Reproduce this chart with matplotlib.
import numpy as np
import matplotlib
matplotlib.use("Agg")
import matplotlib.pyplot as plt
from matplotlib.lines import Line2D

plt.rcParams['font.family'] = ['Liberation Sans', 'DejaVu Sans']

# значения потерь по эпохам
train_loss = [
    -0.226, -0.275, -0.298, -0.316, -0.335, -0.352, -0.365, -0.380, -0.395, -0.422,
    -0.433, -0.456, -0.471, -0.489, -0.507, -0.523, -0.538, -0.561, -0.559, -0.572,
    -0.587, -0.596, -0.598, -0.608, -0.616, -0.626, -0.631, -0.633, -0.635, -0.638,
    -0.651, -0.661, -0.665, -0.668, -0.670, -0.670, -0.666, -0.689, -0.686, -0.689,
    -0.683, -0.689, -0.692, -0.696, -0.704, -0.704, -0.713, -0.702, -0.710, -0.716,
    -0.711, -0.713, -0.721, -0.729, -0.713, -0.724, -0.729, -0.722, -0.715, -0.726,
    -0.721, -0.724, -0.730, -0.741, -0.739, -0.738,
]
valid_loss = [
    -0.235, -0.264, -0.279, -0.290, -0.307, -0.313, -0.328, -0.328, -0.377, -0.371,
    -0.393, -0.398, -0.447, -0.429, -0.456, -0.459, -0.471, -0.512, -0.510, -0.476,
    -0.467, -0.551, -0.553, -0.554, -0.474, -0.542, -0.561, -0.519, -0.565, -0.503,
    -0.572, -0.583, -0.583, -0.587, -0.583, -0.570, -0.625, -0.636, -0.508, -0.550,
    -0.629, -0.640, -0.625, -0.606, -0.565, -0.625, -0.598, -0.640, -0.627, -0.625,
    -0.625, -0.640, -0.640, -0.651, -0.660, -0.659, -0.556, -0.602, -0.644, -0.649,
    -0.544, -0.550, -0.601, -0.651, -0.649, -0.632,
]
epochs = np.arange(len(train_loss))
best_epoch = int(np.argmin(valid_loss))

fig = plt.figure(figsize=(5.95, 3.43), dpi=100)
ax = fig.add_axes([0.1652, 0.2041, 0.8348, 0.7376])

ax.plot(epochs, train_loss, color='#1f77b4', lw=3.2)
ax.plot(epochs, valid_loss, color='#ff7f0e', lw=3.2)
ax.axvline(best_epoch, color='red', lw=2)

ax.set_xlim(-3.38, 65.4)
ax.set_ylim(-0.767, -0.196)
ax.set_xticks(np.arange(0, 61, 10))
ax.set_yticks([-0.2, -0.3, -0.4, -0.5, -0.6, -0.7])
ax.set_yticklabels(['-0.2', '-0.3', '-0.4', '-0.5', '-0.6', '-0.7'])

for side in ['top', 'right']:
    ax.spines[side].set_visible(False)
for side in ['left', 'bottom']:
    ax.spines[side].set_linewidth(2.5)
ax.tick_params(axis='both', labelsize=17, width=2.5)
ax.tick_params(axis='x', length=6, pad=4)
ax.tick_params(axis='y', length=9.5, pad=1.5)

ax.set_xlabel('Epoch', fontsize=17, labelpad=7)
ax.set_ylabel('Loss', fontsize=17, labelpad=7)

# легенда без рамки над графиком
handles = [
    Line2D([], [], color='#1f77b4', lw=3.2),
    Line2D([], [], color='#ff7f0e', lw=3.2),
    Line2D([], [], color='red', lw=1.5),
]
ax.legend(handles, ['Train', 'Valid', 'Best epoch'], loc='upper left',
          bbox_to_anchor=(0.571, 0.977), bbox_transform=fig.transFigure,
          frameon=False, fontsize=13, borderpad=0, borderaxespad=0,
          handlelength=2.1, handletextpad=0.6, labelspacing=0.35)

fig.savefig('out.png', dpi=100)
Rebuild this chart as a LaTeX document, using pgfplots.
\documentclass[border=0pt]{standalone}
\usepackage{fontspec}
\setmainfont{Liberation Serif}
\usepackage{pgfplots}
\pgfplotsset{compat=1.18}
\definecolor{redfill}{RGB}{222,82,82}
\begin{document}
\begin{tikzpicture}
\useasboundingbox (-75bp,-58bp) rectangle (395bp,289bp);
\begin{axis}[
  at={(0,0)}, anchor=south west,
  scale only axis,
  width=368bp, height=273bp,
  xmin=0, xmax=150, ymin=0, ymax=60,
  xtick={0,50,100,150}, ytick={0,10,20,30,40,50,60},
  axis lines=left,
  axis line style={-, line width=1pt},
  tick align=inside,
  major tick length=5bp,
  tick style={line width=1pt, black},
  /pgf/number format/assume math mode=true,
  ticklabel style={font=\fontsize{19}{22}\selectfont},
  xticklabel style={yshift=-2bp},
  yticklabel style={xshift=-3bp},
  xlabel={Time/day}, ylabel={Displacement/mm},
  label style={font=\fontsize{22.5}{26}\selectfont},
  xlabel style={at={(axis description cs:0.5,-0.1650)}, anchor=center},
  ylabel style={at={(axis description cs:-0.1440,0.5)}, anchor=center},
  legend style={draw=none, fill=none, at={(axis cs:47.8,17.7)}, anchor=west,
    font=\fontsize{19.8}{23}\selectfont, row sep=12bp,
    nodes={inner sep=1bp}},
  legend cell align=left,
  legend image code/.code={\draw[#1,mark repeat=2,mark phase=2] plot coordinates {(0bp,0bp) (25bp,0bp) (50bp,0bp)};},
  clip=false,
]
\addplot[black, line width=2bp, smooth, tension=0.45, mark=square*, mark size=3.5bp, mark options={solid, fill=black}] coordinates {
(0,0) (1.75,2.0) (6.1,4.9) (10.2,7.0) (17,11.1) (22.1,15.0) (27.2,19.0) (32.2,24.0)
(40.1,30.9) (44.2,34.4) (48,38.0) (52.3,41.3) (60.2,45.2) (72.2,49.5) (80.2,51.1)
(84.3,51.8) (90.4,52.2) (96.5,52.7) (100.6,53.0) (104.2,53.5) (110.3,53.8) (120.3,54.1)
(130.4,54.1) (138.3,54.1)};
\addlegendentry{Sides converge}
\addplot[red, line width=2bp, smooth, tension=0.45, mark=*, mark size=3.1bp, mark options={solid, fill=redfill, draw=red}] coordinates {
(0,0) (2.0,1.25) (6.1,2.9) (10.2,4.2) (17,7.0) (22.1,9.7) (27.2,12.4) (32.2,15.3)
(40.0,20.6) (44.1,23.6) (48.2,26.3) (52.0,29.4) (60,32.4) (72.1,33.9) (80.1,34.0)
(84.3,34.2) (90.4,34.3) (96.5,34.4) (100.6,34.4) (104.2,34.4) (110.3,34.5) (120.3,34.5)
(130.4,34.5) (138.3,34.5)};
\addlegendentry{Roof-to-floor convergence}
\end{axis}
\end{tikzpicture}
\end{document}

==

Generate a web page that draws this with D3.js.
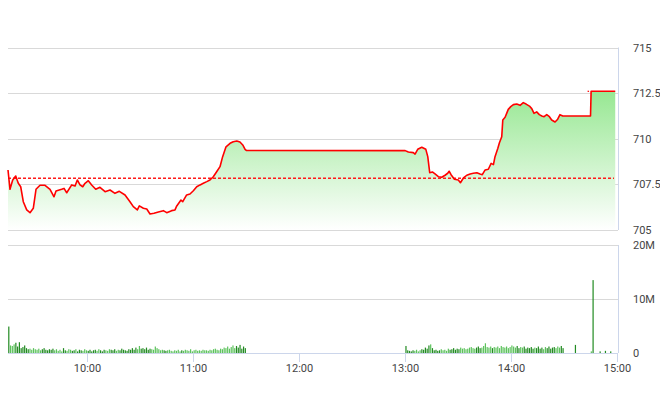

THE EXERCISE:
Look through the records and gather every line containing "matplotlib".

SOLUTION TO THIS PROBLEM:
Reproduce this chart with matplotlib.
import matplotlib
matplotlib.use("Agg")
import matplotlib.pyplot as plt
from matplotlib.lines import Line2D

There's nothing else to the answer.